Versprechen auf eine eher unsichere Zukunft

„Gefühlt nehmen die Leute wahr, dass sich die Groko nur mit sich selbst beschäftigt“, sagt Mohring. Zuletzt sei die überfällige Entscheidung, den Soli-Zuschlag für 90 Prozent der Steuerzahler abzuschaffen, von der unnötigen und falschen Debatte über die CO2- und die Fleischsteuer überdeckt worden.

Doch es ist nicht nur der Bundestrend. Auch strukturell befindet sich Mohring gegenüber der linken und grünen Konkurrenz im Nachteil. Die Erfahrung ist neu: Es ist der erste Landtagswahlkampf der hiesigen CDU, in dem ihre Nummer 1 nicht aus der Staatskanzlei Wahlkampf macht, mit all den Möglichkeiten, die das Amt bereithält.

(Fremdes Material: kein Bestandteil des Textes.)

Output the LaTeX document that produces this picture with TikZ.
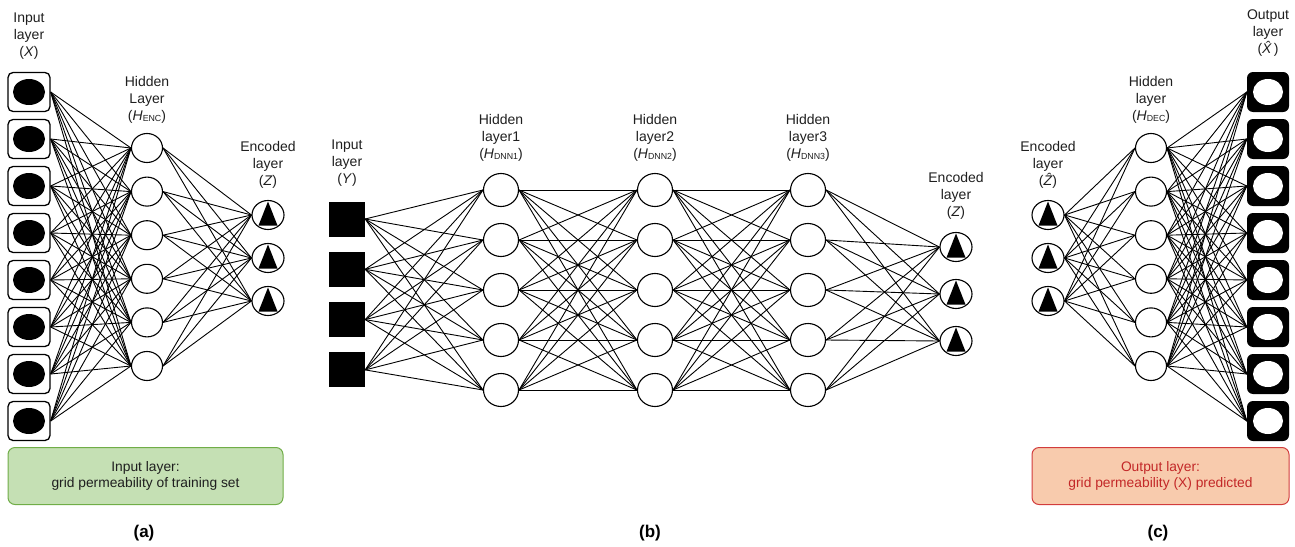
\documentclass[tikz,border=0pt]{standalone}
\usepackage{fontspec}
\setmainfont{Liberation Sans}
\usetikzlibrary{shapes.geometric,backgrounds}

\definecolor{boxgreen}{RGB}{197,224,180}
\definecolor{linegreen}{RGB}{112,173,71}
\definecolor{boxsalmon}{RGB}{248,203,173}
\definecolor{linered}{RGB}{210,60,60}
\definecolor{textred}{RGB}{195,40,40}

% italic H with a small upright index
\newcommand{\Hsub}[1]{\textit{H}\raisebox{-0.8pt}{\fontsize{8.8}{9}\selectfont #1}}

\tikzset{
  lbl/.style={align=center, font=\fontsize{14}{17}\selectfont, inner sep=0pt, text=black!88},
  unit/.style={ellipse, draw, line width=1.1pt, fill=white,
    minimum width=31pt, minimum height=29pt, inner sep=0pt},
  bigunit/.style={unit, minimum width=35pt, minimum height=33pt},
  codeunit/.style={unit, minimum width=32pt, path picture={
    \fill[black] ([xshift=-9.5pt,yshift=-10.5pt]path picture bounding box.center)
       -- ([xshift=9.5pt,yshift=-10.5pt]path picture bounding box.center)
       -- ([yshift=13.5pt]path picture bounding box.center) -- cycle;}},
  inbox/.style={rectangle, rounded corners=5pt, draw, line width=1.3pt, fill=white,
    minimum width=42pt, minimum height=39pt, inner sep=0pt,
    path picture={\fill[black] (path picture bounding box.center) ellipse [x radius=16pt, y radius=13pt];}},
  outbox/.style={rectangle, rounded corners=6pt, fill=black,
    minimum width=42pt, minimum height=40pt, inner sep=0pt,
    path picture={\fill[white] (path picture bounding box.center) ellipse [x radius=15pt, y radius=13pt];}},
  sqbox/.style={rectangle, fill=black, minimum width=36pt, minimum height=35pt, inner sep=0pt},
  wire/.style={line width=0.9pt, black},
  infobox/.style={rectangle, rounded corners=7pt, line width=1pt, align=center,
    minimum width=#1, minimum height=57pt, font=\fontsize{13.8}{16.5}\selectfont},
  tag/.style={font=\fontsize{17}{20}\selectfont\bfseries, inner sep=0pt}
}

\begin{document}
\begin{tikzpicture}[x=1pt,y=-1pt]
\useasboundingbox (0,0) rectangle (1295,546);

% ---------- (a) encoder ----------
\foreach \i in {1,...,8}
  \node[inbox] (ax\i) at (29,{92+47*(\i-1)}) {};
\foreach \j in {1,...,6}
  \node[unit] (ah\j) at (147,{148+43.6*(\j-1)}) {};
\foreach \k/\y in {1/215,2/258,3/301}
  \node[codeunit] (az\k) at (268,\y) {};

\node[lbl] (axl) at (29,36) {Input\\layer\\(\textit{X})};
\node[lbl] (ahl) at (147,100) {Hidden\\Layer\\(\Hsub{ENC})};
\node[lbl] (azl) at (268,165) {Encoded\\layer\\(\textit{Z})};

% ---------- (b) deep network ----------
\foreach \i in {1,...,4}
  \node[sqbox] (by\i) at (347,{219+50.3*(\i-1)}) {};
\foreach \c/\x in {1/501,2/655,3/808}
  \foreach \k in {1,...,5}
    \node[bigunit] (bh\c\k) at (\x,{190+50*(\k-1)}) {};
\foreach \k/\y in {1/247,2/294,3/341}
  \node[codeunit] (bz\k) at (956,\y) {};

\node[lbl] (byl) at (347,163) {Input\\layer\\(\textit{Y})};
\node[lbl] (bh1l) at (501,138) {Hidden\\layer1\\(\Hsub{DNN1})};
\node[lbl] (bh2l) at (655,138) {Hidden\\layer2\\(\Hsub{DNN2})};
\node[lbl] (bh3l) at (808,138) {Hidden\\layer3\\(\Hsub{DNN3})};
\node[lbl] (bzl) at (956,196) {Encoded\\layer\\(\textit{Z})};

% ---------- (c) decoder ----------
\foreach \k/\y in {1/215,2/258,3/301}
  \node[codeunit] (cz\k) at (1048,\y) {};
\foreach \j in {1,...,6}
  \node[unit] (ch\j) at (1151,{148+43.6*(\j-1)}) {};
\foreach \i in {1,...,8}
  \node[outbox] (cx\i) at (1268,{92+47*(\i-1)}) {};

\node[lbl] (czl) at (1048,165) {Encoded\\layer\\(\textit{\^{Z}})};
\node[lbl] (chl) at (1151,100) {Hidden\\layer\\(\Hsub{DEC})};
\node[lbl] (cxl) at (1268,33) {Output\\layer\\(\textit{\^{X}})};

% ---------- connections ----------
\begin{scope}[on background layer]
  \foreach \i in {1,...,8} \foreach \j in {1,...,6}
    \draw[wire] (ax\i.east) -- (ah\j.west);
  \foreach \j in {1,...,6} \foreach \k in {1,2,3}
    \draw[wire] (ah\j.east) -- (az\k.west);

  \foreach \i in {1,...,4} \foreach \k in {1,...,5}
    \draw[wire] (by\i.east) -- (bh1\k.west);
  \foreach \a in {1,...,5} \foreach \b in {1,...,5} {
    \draw[wire] (bh1\a.east) -- (bh2\b.west);
    \draw[wire] (bh2\a.east) -- (bh3\b.west);
  }
  \foreach \a in {1,...,5} \foreach \k in {1,2,3}
    \draw[wire] (bh3\a.east) -- (bz\k.west);

  \foreach \k in {1,2,3} \foreach \j in {1,...,6}
    \draw[wire] (cz\k.east) -- (ch\j.west);
  \foreach \j in {1,...,6} \foreach \i in {1,...,8}
    \draw[wire] (ch\j.east) -- (cx\i.west);
\end{scope}

% ---------- captions ----------
\node[infobox=275pt, draw=linegreen, fill=boxgreen, text=black!88] (ginfo) at (145.5,476)
  {Input layer:\\grid permeability of training set};
\node[infobox=257pt, draw=linered, fill=boxsalmon, text=textred] (rinfo) at (1160.5,476)
  {Output layer:\\grid permeability (X) predicted};

\node[tag] (ta) at (144,533) {(a)};
\node[tag] (tb) at (650,533) {(b)};
\node[tag] (tc) at (1158,533) {(c)};
\end{tikzpicture}
\end{document}
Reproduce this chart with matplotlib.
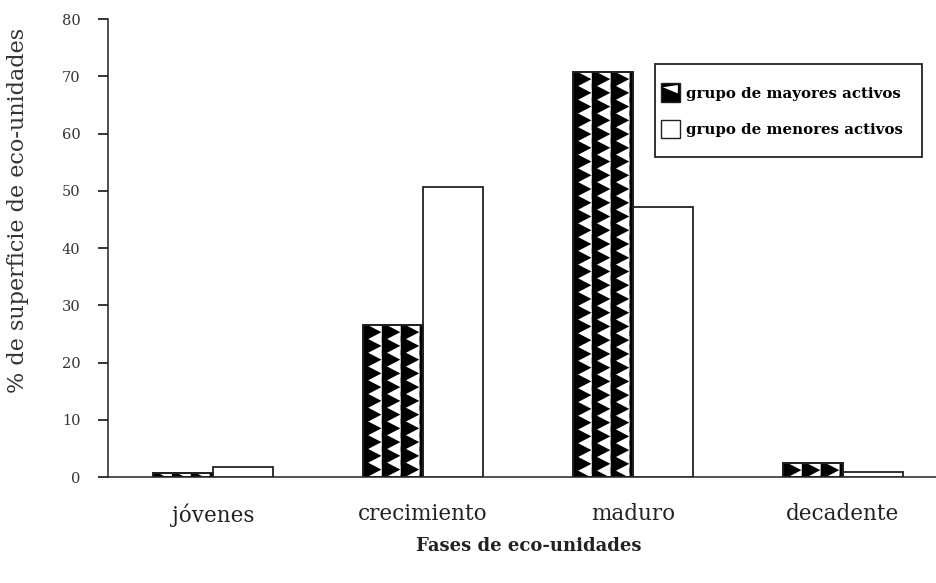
import matplotlib
matplotlib.use("Agg")
from matplotlib import pyplot as plt
from matplotlib.patches import Rectangle, Polygon, Patch
from matplotlib.legend_handler import HandlerPatch
import numpy as np

# Data
fases = ["jóvenes", "crecimiento", "maduro", "decadente"]
mayores = [0.7, 26.5, 70.7, 2.4]
menores = [1.8, 50.7, 47.2, 0.8]
y_ticks = [0, 10, 20, 30, 40, 50, 60, 70, 80]

plt.rcParams["font.family"] = ["DejaVu Serif"]

fig = plt.figure(figsize=(9.37, 5.83), dpi=100)
ax = fig.add_axes([0.1153, 0.1818, 0.8847, 0.7856])

x = np.arange(len(fases))
w = 0.286

bars_may = ax.bar(x - w / 2, mayores, w, facecolor="white", edgecolor="#222222", linewidth=1.3, zorder=3)
bars_men = ax.bar(x + w / 2, menores, w, facecolor="white", edgecolor="#222222", linewidth=1.3, zorder=3)

# Arrow pattern for the "mayores" bars: black triangles pointing right
cw, ch = 0.09, 2.4
for bar in bars_may:
    x0, h = bar.get_x(), bar.get_height()
    ncol = int(np.ceil(bar.get_width() / cw))
    nrow = int(np.ceil(h / ch)) + 1
    for j in range(ncol):
        for k in range(nrow):
            xl = x0 + j * cw
            yb = h - (k + 1) * ch
            tri = Polygon([(xl, yb - 0.2 * ch), (xl, yb + 1.2 * ch), (xl + 0.98 * cw, yb + 0.5 * ch)],
                          closed=True, facecolor="black", edgecolor="none", zorder=3.5)
            ax.add_patch(tri)
            tri.set_clip_path(bar)
    edge = Rectangle((x0, 0), bar.get_width(), h, facecolor="none", edgecolor="#222222", linewidth=1.3, zorder=4)
    ax.add_patch(edge)

ax.set_xlim(-0.5, 3.448)
ax.set_ylim(0, 80)
ax.set_yticks(y_ticks)
ax.set_xticks(x)
ax.set_xticklabels(fases, fontsize=15.5, color="#222222")
ax.tick_params(axis="x", length=0, pad=19)
ax.tick_params(axis="y", direction="out", length=7, width=1.1, labelsize=10.5, pad=13, labelcolor="#333333")
ax.spines["top"].set_visible(False)
ax.spines["right"].set_visible(False)
ax.spines["left"].set_linewidth(1.1)
ax.spines["bottom"].set_linewidth(1.1)
ax.spines["left"].set_color("#222222")
ax.spines["bottom"].set_color("#222222")


class HandlerArrow(HandlerPatch):
    def create_artists(self, legend, orig_handle, xdescent, ydescent, width, height, fontsize, trans):
        s = 13.5
        x0, y0 = -xdescent, -ydescent + height / 2 - s / 2
        sq = Rectangle((x0, y0), s, s, facecolor="black", edgecolor="#222222", linewidth=1.0, transform=trans)
        tri = Polygon([(x0 + 0.1 * s, y0 + 0.78 * s), (x0 + 0.9 * s, y0 + 0.9 * s), (x0 + 0.9 * s, y0 + 0.45 * s)],
                      closed=True, facecolor="white", edgecolor="none", transform=trans)
        return [sq, tri]


class HandlerBox(HandlerPatch):
    def create_artists(self, legend, orig_handle, xdescent, ydescent, width, height, fontsize, trans):
        s = 13.5
        x0, y0 = -xdescent, -ydescent + height / 2 - s / 2
        sq = Rectangle((x0, y0), s, s, facecolor="white", edgecolor="#222222", linewidth=1.0, transform=trans)
        return [sq]


# legend frame drawn separately so the padding can match the original
frame = Rectangle((655 / 937, 1 - 157 / 583), 267 / 937, 93 / 583, transform=fig.transFigure,
                  facecolor="white", edgecolor="#222222", linewidth=1.3, zorder=5)
fig.add_artist(frame)

h1 = Patch(label="grupo de mayores activos")
h2 = Patch(label="grupo de menores activos")
leg = fig.legend(handles=[h1, h2], handler_map={h1: HandlerArrow(), h2: HandlerBox()},
                 loc="center left", bbox_to_anchor=(661 / 937, 1 - 112 / 583), bbox_transform=fig.transFigure,
                 prop={"weight": "bold", "size": 10.8}, frameon=False,
                 handlelength=1.3, handletextpad=0.35, labelspacing=1.5,
                 borderpad=0, borderaxespad=0)
leg.set_zorder(6)

fig.text(18 / 937, 1 - 210 / 583, "% de superficie de eco-unidades", rotation=90,
         ha="center", va="center", fontsize=16, color="#333333")
fig.text(529 / 937, 1 - 546 / 583, "Fases de eco-unidades", ha="center", va="center",
         fontsize=13, fontweight="bold", color="#222222")

fig.savefig("out.png", dpi=100)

Der linke Ministerpräsident vermochte zum Beispiel bis vor Kurzem Bürgerforen unter der Überschrift „Ramelow direkt“ zu veranstalten. Auch wenn Mohring versuchte, dies mit einem eigenen Gesprächsformat zu kontern: Er konnte, im Gegensatz zum Regierungschef, nur Versprechen auf eine eher unsichere Zukunft abgeben.

Daheim, im Weimarer Land, ist es doch am schönsten

Doch Mohring versucht alles. Bis zum 27. Oktober will er alle Wahlkreise abgeklappert haben. Dabei zerfließen die Grenzen zwischen dem Spitzenkandidaten, dem Fraktionsvorsitzenden und dem Parteivorsitzenden zusehends. Zwar darf die Fraktion keine Gelder, die sie für ihre Landtagsarbeit behält, direkt für die Wahlvorbereitungen der Partei verwenden.

Aber natürlich kann keiner Mohring davon abhalten, als Fraktionschef eine journalistische Kaffeefahrt zur Wahl zu veranstalten. In Blankenhain umreißt Mohring den Zeitplan bis zur Wahl, mit Jahresempfang, Programmparteitag, offiziellem Auftakt und so weiter.

Angela Merkel, Annegret Kramp-Karrenbauer, Markus Söder, Jens Spahn und Volker Bouffier sollen unter anderem kommen – und Friedrich Merz gleich mehrfach. Der Mann war schon im Mai für Mohring unterwegs. Damals besuchten der CDU-Landeschef und der Beinahe-CDU-Bundeschef den Unternehmer Grafe im Golfresort. Daheim, im Weimarer Land, ist es doch am schönsten.